Vpr induces the K48-linked polyubiquitination of unknown cellular substrates. HEK293T cells were transfected with a plasmid encoding either TAP (lanes 1 to 4) or TAP-Vpr (lanes 5 to 8). Cells were transcomplemented with plasmids expressing HA-Ub(WT) (lanes 2 and 6), HA-Ub(K0) (lanes 3 and 7), and HA-Ub(K48R) (lanes 4 and 8) or with an empty plasmid as a negative control (lanes 1 and 5). Twenty-four hours after transfection, cells were treated with 5 μM MG132 for 16 h, and cell extracts were subjected to tandem affinity purification.

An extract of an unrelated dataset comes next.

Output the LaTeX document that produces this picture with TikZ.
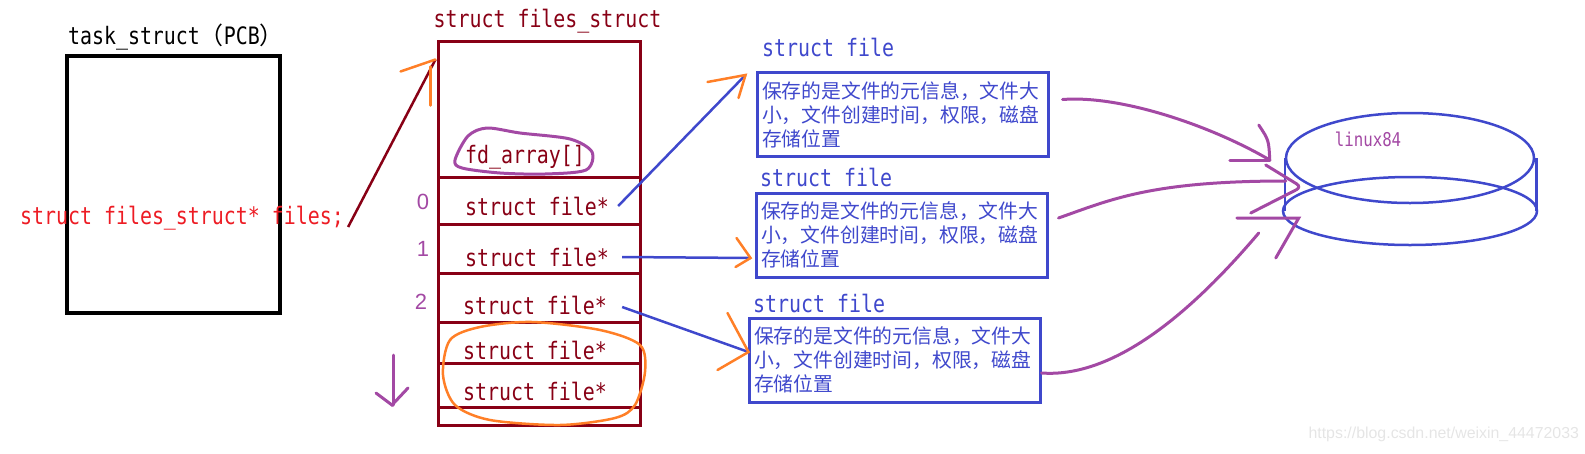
\documentclass[tikz,border=0pt]{standalone}
\usepackage{fontspec}
\setmainfont{Liberation Sans}
\newfontfamily\codefont[FakeStretch=0.83]{DejaVu Sans Mono}
\newfontfamily\cjkfont{Noto Sans CJK SC}
\usepackage{tikz}
\usetikzlibrary{shapes.geometric}
\definecolor{pcbred}{RGB}{237,28,36}
\definecolor{fsmaroon}{RGB}{136,0,21}
\definecolor{fileblue}{RGB}{63,72,204}
\definecolor{markorange}{RGB}{255,127,39}
\definecolor{diskpurple}{RGB}{163,73,164}

\begin{document}
\begin{tikzpicture}[x=1pt, y=-1pt,
  code/.style={font=\codefont\fontsize{24}{26}\selectfont, inner sep=1pt},
  ptr/.style={code, text=fsmaroon},
  cell/.style={draw=fsmaroon, line width=3pt, minimum width=202pt, inner sep=0pt},
  idx/.style={text=diskpurple, font=\fontsize{22}{24}\selectfont},
  fbox/.style={draw=fileblue, line width=3pt, minimum width=291pt, minimum height=84pt,
               inner sep=5pt, text width=281pt, align=left, text=fileblue,
               font=\cjkfont\fontsize{19.8}{24}\selectfont},
  flabel/.style={code, text=fileblue, anchor=west},
  blink/.style={draw=fileblue, line width=2.5pt},
  ohead/.style={draw=markorange, line width=2.5pt, line cap=round},
  plink/.style={draw=diskpurple, line width=3pt, line cap=round},
  disk/.style={draw=fileblue, line width=2.5pt, ellipse, inner sep=0pt}
]
  \useasboundingbox (0,0) rectangle (1585,453);

  % task_struct
  \node[code] (tasktitle) at (176,37) {task\_struct{\cjkfont（}PCB{\cjkfont）}};
  \node[draw, line width=3.3pt, minimum width=213pt, minimum height=257pt, inner sep=0pt] (task) at (173.5,184.5) {};
  \node[code, text=pcbred] (filesptr) at (182,218) {struct files\_struct* files;};

  % files_struct table
  \node[ptr] (fstitle) at (547.5,21) {struct files\_struct};
  \node[cell, minimum height=136pt] (fstop) at (539,109) {};
  \node[cell, minimum height=47pt] (r0) at (539,200.5) {};
  \node[cell, minimum height=49pt] (r1) at (539,248.5) {};
  \node[cell, minimum height=49pt] (r2) at (539,297.5) {};
  \node[cell, minimum height=41pt] (r3) at (539,342.5) {};
  \node[cell, minimum height=44pt] (r4) at (539,385) {};
  \node[cell, minimum height=18pt] (r5) at (539,416) {};
  \node[ptr] (fdarray) at (525,157) {fd\_array[]};
  \node[ptr] (p0) at (537,206) {struct file*};
  \node[ptr] (p1) at (537,257) {struct file*};
  \node[ptr] (p2) at (535,305) {struct file*};
  \node[ptr] (p3) at (535,350) {struct file*};
  \node[ptr] (p4) at (535,391) {struct file*};
  \node[idx] (i0) at (423,202) {0};
  \node[idx] (i1) at (423,249) {1};
  \node[idx] (i2) at (421,302) {2};

  \draw[plink] plot[smooth cycle] coordinates {(455,160) (468,136) (487,128) (520,133) (570,139) (592,152) (586,170) (545,174) (500,173) (462,168)};
  \draw[ohead] plot[smooth cycle] coordinates {(532,322) (600,330) (640,345) (645,372) (635,405) (615,418) (560,425) (490,420) (455,405) (443,375) (450,340) (480,327)};
  \draw[plink] (393,355) -- (393,405);
  \draw[plink] (376,393) -- (392,405) -- (408,388);

  % pointer to files_struct
  \coordinate (tr) at ([shift={(-1,20)}]fstop.north west);
  \draw[fsmaroon, line width=2.5pt] ([shift={(3,9)}]filesptr.east) -- (tr);
  \draw[ohead] ([shift={(-35,12)}]tr) -- (tr);
  \draw[ohead] ([shift={(-5,46)}]tr) -- ([shift={(-5,7)}]tr);

  % struct file boxes
  \node[flabel] (l1) at (761,47) {struct file};
  \node[fbox] (b1) at (902.5,114.5) {保存的是文件的元信息，文件大\\小，文件创建时间，权限，磁盘\\存储位置};
  \node[flabel] (l2) at (759,177) {struct file};
  \node[fbox] (b2) at (901.5,235) {保存的是文件的元信息，文件大\\小，文件创建时间，权限，磁盘\\存储位置};
  \node[flabel] (l3) at (752,303) {struct file};
  \node[fbox] (b3) at (894.5,360) {保存的是文件的元信息，文件大\\小，文件创建时间，权限，磁盘\\存储位置};

  \coordinate (t0) at ([shift={(-10,4)}]b1.north west);
  \coordinate (t1) at ([shift={(-4,23)}]b2.west);
  \coordinate (t2) at ([shift={(1,-8)}]b3.west);
  \draw[blink] ([xshift=8pt]p0.east) -- (t0);
  \draw[blink] ([xshift=12pt]p1.east) -- (t1);
  \draw[blink] ([shift={(14,2)}]p2.east) -- (t2);
  \draw[ohead] ([shift={(-38,7)}]t0) -- (t0) -- ([shift={(-7,23)}]t0);
  \draw[ohead] ([shift={(-14,-20)}]t1) -- (t1) -- ([shift={(-15,9)}]t1);
  \draw[ohead] ([shift={(-21,-39)}]t2) -- (t2) -- ([shift={(-31,18)}]t2);

  % disk
  \node[disk, minimum width=248pt, minimum height=90pt] (disktop) at (1410,158) {};
  \node[disk, minimum width=254pt, minimum height=68pt] (diskbot) at (1410,211) {};
  \draw[blink] (disktop.west) -- (disktop.west |- diskbot.center);
  \draw[blink] ([xshift=1pt]disktop.east) -- ([xshift=1pt]disktop.east |- diskbot.center);
  \node[font=\codefont\fontsize{19}{21}\selectfont, text=diskpurple] (disklabel) at (1368,139) {linux84};

  \coordinate (e1) at ([shift={(-15,2)}]disktop.west);
  \coordinate (e2) at ([shift={(1,23)}]disktop.west);
  \coordinate (e3) at ([shift={(-23,22)}]diskbot.west);
  \draw[plink] ([shift={(13,-15)}]b1.east) .. controls (1120,95) and (1210,125) .. (e1);
  \draw[plink] ([shift={(-11,-35)}]e1) .. controls ([shift={(-1,-20)}]e1) .. (e1);
  \draw[plink] ([shift={(-40,0)}]e1) -- (e1);
  \draw[plink] ([shift={(10,-17)}]b2.east) .. controls (1110,200) and (1150,181) .. (e2);
  \draw[plink, rounded corners=6pt] ([shift={(-20,-16)}]e2) -- ([shift={(16,6)}]e2) -- ([shift={(-35,32)}]e2);
  \draw[plink] ([shift={(0,13)}]b3.east) .. controls (1110,378) and (1185,320) .. (e3);
  \draw[plink] ([shift={(-22,-15)}]e3) -- ([shift={(40,-15)}]e3) -- ([shift={(17,25)}]e3);

  \node[font=\fontsize{15.9}{17}\selectfont, text=black!10, anchor=west] (mark) at (1305,434) {https://blog.csdn.net/weixin\_44472033};
\end{tikzpicture}
\end{document}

The levels of ubiquitinated proteins were determined by Western blotting of crude lysates and pulled-down fractions by using a monoclonal anti-HA antibody. Vpr was detected by using a polyclonal antibody.

FIG. 7.

K48-linked polyubiquitination is required for Vpr-induced H2AX phosphorylation. (A) HeLa cells were transiently transfected with an empty plasmid or plasmids expressing HA-Ub(K48R) or HA-Ub(K63R). Twenty-four hours after transfection, cells were transduced with a lentiviral vector expressing GFP alone (WPI) or coexpressing Vpr and GFP (Vpr). Two days later, cells were fixed, permeabilized, and stained with antibodies against GFP (green), γ-H2AX (red), and HA (blue). Cells with more than 10 γ-H2AX foci were considered to be positive for H2AX phosphorylation. (B) Results depicted in the graphs are the means of data from three independent experiments. Error bars represent standard deviations. Statistical significance was determined with the Student t test with 95% confidence (P < 0.05).